Kennedy Out To Launch Magazine Using Usual Flair

Martha Sherrill The Washington Post

You are sitting in a Manhattan office with three men in dark blue suits. One of the men is John Kennedy, which, to be entirely honest, means you are sitting in an office with John Kennedy and two indistinct blurs who occasionally attempt to speak.

“I have to shift into gear,” Kennedy said earlier, while he was ambling down a hallway, all six feet of him, along with his big brown hair and his hesitancy. “I’ve been in denial for months now that I could quietly start a magazine, without attention, too much hype, and without having to do this” - meaning an interview - “and now it’s here.”

Yes, it’s here. His first interview in years.

The man to his immediate right on a black leather sofa is David Pecker, the president of Hachette Filipacchi Magazines. He has a mustache, and Kennedy’s magazine idea is costing him $20 million. That might be all we will say about him.

The man to his far right is Michael Berman, the executive publisher of George, as the monthly is called. Berman talks more than Pecker. Talks and talks. He used to have a PR company. He is perfectly nice full of useful information - and until today, he was the only one available to the media.

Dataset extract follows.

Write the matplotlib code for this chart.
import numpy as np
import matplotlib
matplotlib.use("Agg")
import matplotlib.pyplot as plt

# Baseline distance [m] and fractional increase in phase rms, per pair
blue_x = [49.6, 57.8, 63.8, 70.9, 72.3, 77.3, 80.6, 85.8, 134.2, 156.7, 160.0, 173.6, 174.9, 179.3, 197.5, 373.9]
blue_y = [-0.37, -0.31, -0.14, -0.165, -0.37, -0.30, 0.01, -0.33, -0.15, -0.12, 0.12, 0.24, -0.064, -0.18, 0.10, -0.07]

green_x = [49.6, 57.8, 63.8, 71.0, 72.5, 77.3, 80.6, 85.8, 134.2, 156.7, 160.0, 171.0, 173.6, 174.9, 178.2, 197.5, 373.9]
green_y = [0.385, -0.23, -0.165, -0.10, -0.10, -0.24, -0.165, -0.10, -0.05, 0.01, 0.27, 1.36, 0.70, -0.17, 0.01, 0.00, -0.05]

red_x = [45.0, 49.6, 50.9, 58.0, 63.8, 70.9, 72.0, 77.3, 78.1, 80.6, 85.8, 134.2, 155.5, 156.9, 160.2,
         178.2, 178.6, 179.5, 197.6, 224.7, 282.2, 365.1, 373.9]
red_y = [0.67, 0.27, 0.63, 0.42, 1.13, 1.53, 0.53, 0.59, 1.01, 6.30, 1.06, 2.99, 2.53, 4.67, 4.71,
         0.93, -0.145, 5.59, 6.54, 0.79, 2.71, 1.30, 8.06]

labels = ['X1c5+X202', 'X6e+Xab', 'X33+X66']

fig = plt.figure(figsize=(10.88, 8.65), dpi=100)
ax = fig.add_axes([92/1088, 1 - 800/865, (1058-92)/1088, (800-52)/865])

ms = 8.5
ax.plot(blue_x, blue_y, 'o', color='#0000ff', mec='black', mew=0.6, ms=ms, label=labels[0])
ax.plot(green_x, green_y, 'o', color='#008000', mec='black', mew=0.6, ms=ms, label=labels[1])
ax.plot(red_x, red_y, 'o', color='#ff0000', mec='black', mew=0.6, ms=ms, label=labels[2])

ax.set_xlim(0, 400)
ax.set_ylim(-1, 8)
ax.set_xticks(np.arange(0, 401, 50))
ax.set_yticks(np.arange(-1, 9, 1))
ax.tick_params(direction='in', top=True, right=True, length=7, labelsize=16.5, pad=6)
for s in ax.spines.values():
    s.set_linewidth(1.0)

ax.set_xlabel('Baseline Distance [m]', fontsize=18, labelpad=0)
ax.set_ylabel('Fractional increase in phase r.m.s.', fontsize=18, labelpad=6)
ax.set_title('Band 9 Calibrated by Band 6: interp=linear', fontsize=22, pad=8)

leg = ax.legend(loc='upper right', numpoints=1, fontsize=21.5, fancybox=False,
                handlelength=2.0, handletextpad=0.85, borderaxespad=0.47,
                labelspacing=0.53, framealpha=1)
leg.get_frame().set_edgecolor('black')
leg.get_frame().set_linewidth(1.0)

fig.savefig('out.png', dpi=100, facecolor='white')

How mythmaking and mysterious. How elusive, and Jackie-like.

Not blabbing in public has done for Kennedy what all that exhaustive blabbing has done for Roseanne.

He is a tabloid staple, without having a TV show. And he has appeared on the covers of Newsweek, Esquire and New York magazines in the past month without having to utter a word.

Hype.

Hype. Hype.

Hype. Hype. Hype.

And how it mushrooms.

“I expected some attention,” Kennedy says with a shrug, with a voice that’s laid-back, more California than New England, what Kevin Costner would sound like if he’d gone to Andover.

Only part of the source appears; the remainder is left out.